Ginastera’s Argentine Dances, Lara Ömeroğlu’s final piece of the evening, was executed with exceptional rhythmic precision and well-adjusted dynamics and pedal points in the outer dances with a fine contrast of wistful light touch in the middle dance -reminiscent of Chopin, who incidentally was her choice of encore. The Op.25 No.7 C-sharp minor etude was a gracious finishing touch to a well-rounded and well-executed programme. I am confident we will hear a lot from and about Ms. Ömeroğlu in the near future.
After a lengthy break, it was time for Claire-Marie Le Guay to appear on the same stage to present her run of three warhorse signature pieces. Initially, knowing her as a champion of modern repertoire, I was a bit disappointed to see that her evening’s agenda consisted of fairly standard classics. However, the very first few bars of the B-flat prelude were enough to make me forget trivial concerns like this. Ms. Le Guay’s Bach was one of the most refined I have ever heard. All the notes were crystal clear with an exactly sufficient measure of pedal. I’m a big fan of Weissenberg’s bombastic Bach, but when subtlety is in such good taste as Claire-Marie Le Guay’s, I’m easily inclined to go the other way.
It has been almost universally agreed that Brahms’ piano sonatas are nowhere near his best efforts. I would even go a step further, and say that personally, I find the F-sharp minor sonata excruciatingly boring to the point of being tedious.
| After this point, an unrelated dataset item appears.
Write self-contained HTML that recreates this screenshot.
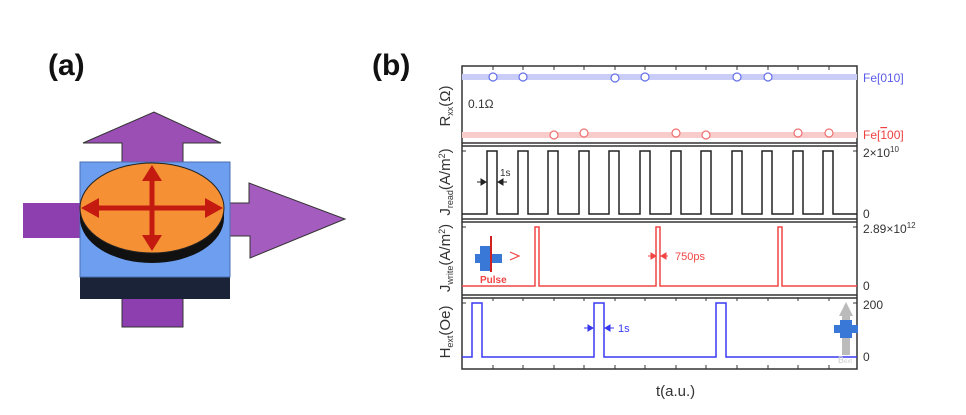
<!DOCTYPE html>
<html><head><style>
html,body{margin:0;padding:0;background:#fff;}
svg{display:block;font-family:"Liberation Sans",sans-serif;}
</style></head><body>
<svg width="966" height="415" viewBox="0 0 966 415" xmlns="http://www.w3.org/2000/svg">
<text x="48" y="75" font-size="30" font-weight="bold" fill="#111">(a)</text>
<text x="372" y="75" font-size="30" font-weight="bold" fill="#111">(b)</text>
<!-- panel a -->
<polygon points="83,143 154,112 221,143 183,143 183,163 122,163 122,143" fill="#9b4fb5" stroke="#333" stroke-width="1"/>
<rect x="23" y="203" width="60" height="35" fill="#8d3fb0"/>
<rect x="122" y="298" width="61" height="29" fill="#8d3fb0" stroke="#333" stroke-width="1"/>
<polygon points="227,203 249,203 249,183 345,219 250,258 250,236 227,236" fill="#a55cbf" stroke="#333" stroke-width="1"/>
<rect x="80" y="277" width="150" height="22" fill="#1b2338"/>
<rect x="80" y="162" width="150" height="115" fill="#6d9ef0" stroke="#4a6fb0" stroke-width="1"/>
<ellipse cx="152" cy="218" rx="72" ry="45" fill="#111"/>
<rect x="80" y="208" width="144" height="10" fill="#111"/>
<ellipse cx="152" cy="208" rx="72" ry="45" fill="#f59035" stroke="#222" stroke-width="1"/>
<g stroke="#c41a10" stroke-width="5" fill="#c41a10">
<line x1="97" y1="208" x2="207" y2="208"/><line x1="152" y1="178" x2="152" y2="238"/>
</g>
<g fill="#c41a10">
<polygon points="81,208 99,198 99,218"/><polygon points="223,208 205,198 205,218"/>
<polygon points="152,165 142,181 162,181"/><polygon points="152,251 142,235 162,235"/>
</g>
<!-- panel b frame -->
<g stroke="#333" stroke-width="1.5" fill="none">
<rect x="462" y="66" width="395" height="303"/>
<line x1="462" y1="143" x2="857" y2="143"/><line x1="462" y1="146" x2="857" y2="146"/>
<line x1="462" y1="219" x2="857" y2="219"/><line x1="462" y1="222" x2="857" y2="222"/>
<line x1="462" y1="295" x2="857" y2="295"/><line x1="462" y1="298" x2="857" y2="298"/>
</g>
<g stroke="#333" stroke-width="1">
<path d="M493,66v4M523,66v4M554,66v4M584,66v4M615,66v4M645,66v4M676,66v4M706,66v4M737,66v4M768,66v4M798,66v4M829,66v4"/>
<path d="M493,369v-4M523,369v-4M554,369v-4M584,369v-4M615,369v-4M645,369v-4M676,369v-4M706,369v-4M737,369v-4M768,369v-4M798,369v-4M829,369v-4"/>
<path d="M493,298v3M523,298v3M554,298v3M584,298v3M615,298v3M645,298v3M676,298v3M706,298v3M737,298v3M768,298v3M798,298v3M829,298v3"/>
<path d="M857,77h-4M857,135h-4M857,151h-4M857,214h-4M857,227h-4M857,286h-4M857,303h-4M857,357h-4M462,77h4M462,135h4M462,151h4M462,214h4M462,227h4M462,286h4M462,303h4M462,357h4"/>
</g>
<!-- row1 -->
<rect x="462" y="74" width="395" height="6" fill="#c9cdf7"/>
<rect x="462" y="132" width="395" height="6" fill="#f9cccc"/>
<g fill="#fff" stroke="#6470e8" stroke-width="1.2">
<circle cx="493" cy="77" r="4"/><circle cx="523" cy="77" r="4"/><circle cx="615" cy="78" r="4"/><circle cx="645" cy="77" r="4"/><circle cx="737" cy="77" r="4"/><circle cx="768" cy="77" r="4"/>
</g>
<g fill="#fff" stroke="#ee7070" stroke-width="1.2">
<circle cx="554" cy="135" r="4"/><circle cx="584" cy="133" r="4"/><circle cx="676" cy="133" r="4"/><circle cx="706" cy="135" r="4"/><circle cx="798" cy="133" r="4"/><circle cx="829" cy="133" r="4"/>
</g>
<text x="468" y="108" font-size="12" fill="#333">0.1Ω</text>
<!-- row2 -->
<path d="M462,214 H487 V151 H497 V214 H518 V151 H528 V214 H548 V151 H558 V214 H579 V151 H589 V214 H609 V151 H619 V214 H640 V151 H650 V214 H671 V151 H681 V214 H701 V151 H711 V214 H732 V151 H742 V214 H762 V151 H772 V214 H793 V151 H803 V214 H823 V151 H833 V214 H857" fill="none" stroke="#222" stroke-width="1.5"/>
<g stroke="#222" stroke-width="1" fill="#222">
<line x1="477" y1="182" x2="486" y2="182"/><polygon points="486,182 481,179 481,185"/>
<line x1="498" y1="182" x2="507" y2="182"/><polygon points="498,182 503,179 503,185"/>
</g>
<text x="500" y="176" font-size="10" fill="#333">1s</text>
<!-- row3 -->
<path d="M462,286 H535 V227 H539 V286 H656 V227 H660 V286 H778 V227 H782 V286 H857" fill="none" stroke="#f04545" stroke-width="1.5"/>
<g stroke="#f04545" fill="#f04545">
<line x1="648" y1="256" x2="656" y2="256"/><polygon points="656,256 651,253 651,259"/>
<line x1="661" y1="256" x2="668" y2="256"/><polygon points="661,256 666,253 666,259"/>
</g>
<text x="675" y="260" font-size="11" fill="#f04545">750ps</text>
<rect x="480" y="246" width="10" height="25" fill="#3a78d8"/><rect x="480" y="254" width="22" height="9" fill="#3a78d8"/><rect x="475" y="254" width="8" height="9" fill="#3a78d8"/>
<line x1="491" y1="236" x2="491" y2="272" stroke="#d02020" stroke-width="2"/>
<path d="M510,252 L519,256 L510,260" fill="none" stroke="#f04545" stroke-width="1.2"/>
<text x="480" y="283" font-size="10" fill="#f04545" font-weight="bold">Pulse</text>
<!-- row4 -->
<path d="M462,357 H472 V303 H482 V357 H594 V303 H604 V357 H716 V303 H726 V357 H857" fill="none" stroke="#3838f0" stroke-width="1.5"/>
<g stroke="#3838f0" fill="#3838f0">
<line x1="584" y1="328" x2="593" y2="328"/><polygon points="593,328 588,325 588,331"/>
<line x1="605" y1="328" x2="614" y2="328"/><polygon points="605,328 610,325 610,331"/>
</g>
<text x="618" y="332" font-size="11" fill="#3838f0">1s</text>
<polygon points="839,316 846,302 853,316 850,316 850,355 842,355 842,316" fill="#bbb"/>
<rect x="840" y="320" width="12" height="18" fill="#3a78d8"/><rect x="834" y="325" width="24" height="8" fill="#3a78d8"/>
<text x="838" y="363" font-size="9" fill="#ccc">B<tspan font-size="6">ext</tspan></text>
<!-- right labels -->
<g font-size="12" fill="#333">
<text x="863" y="82" fill="#5a5ae8">Fe[010]</text>
<text x="863" y="139" fill="#ee4040">Fe[<tspan text-decoration="overline">1</tspan>00]</text>
<text x="863" y="157">2×10<tspan font-size="8" dy="-5">10</tspan></text>
<text x="863" y="218">0</text>
<text x="863" y="233">2.89×10<tspan font-size="8" dy="-5">12</tspan></text>
<text x="863" y="290">0</text>
<text x="863" y="309">200</text>
<text x="863" y="361">0</text>
</g>
<!-- y labels -->
<g font-size="15" fill="#333" text-anchor="middle">
<text transform="translate(450,106) rotate(-90)">R<tspan font-size="9" dy="3">xx</tspan><tspan dy="-3">(Ω)</tspan></text>
<text transform="translate(450,182) rotate(-90)">J<tspan font-size="9" dy="3">read</tspan><tspan dy="-3">(A/m</tspan><tspan font-size="9" dy="-5">2</tspan><tspan dy="5">)</tspan></text>
<text transform="translate(450,258) rotate(-90)">J<tspan font-size="9" dy="3">write</tspan><tspan dy="-3">(A/m</tspan><tspan font-size="9" dy="-5">2</tspan><tspan dy="5">)</tspan></text>
<text transform="translate(450,332) rotate(-90)">H<tspan font-size="9" dy="3">ext</tspan><tspan dy="-3">(Oe)</tspan></text>
</g>
<text x="656" y="396" font-size="15" fill="#333">t(a.u.)</text>
</svg>
</body></html>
The music seems to wander around aimlessly, never settling on any definite theme or harmony. Devoid of flashy showcase passages, the hardest part of performing the sonata has to do with keeping the music under a unifying structure. As we were discussing with a friend afterwards, it must be very difficult for the pianist to keep the work coherent and under control. Coincidentally, this seems to be another one of Ms. Le Guay’s strong suits. She appeared utterly unaffected throughout and had such a confident air about her that it seemed as if maintaining unity was her second nature. Her sense of handling large-scale material is obviously highly developed.
Still, the best was yet to come. Liszt’s gigantic sonata was the last piece of the evening, and it was where Claire-Marie Le Guay shone even brighter. Liszt’s sonata, much larger in scope, is even more difficult to realize articulately than Brahms’. The fact that it is played in a single-movement fashion makes it all the more arduous technically. There are many themes that swivel in and out of the music, and the thematic relationships are generally vague, although they still need to be present. Ms. Le Guay was level-headed right from the introduction. The familiar main theme was put forward with great vigour, emanating enough influence to track the subsequent subjects that derive from it. She followed the dynamic indications and tempi rigorously, thanks to the open score in front of her (and she turned the pages herself – but so cleverly that there was no trace of digression from the natural flow of the music).
Le Guay’s only encore was Chopin. And here, in the Op. 67 no.2 G-minor mazurka, she was luminous once again. The way she brought out the triple time in the b-section of the piece was something that even the most seasoned Chopin pianists fail to do. Simply brilliant.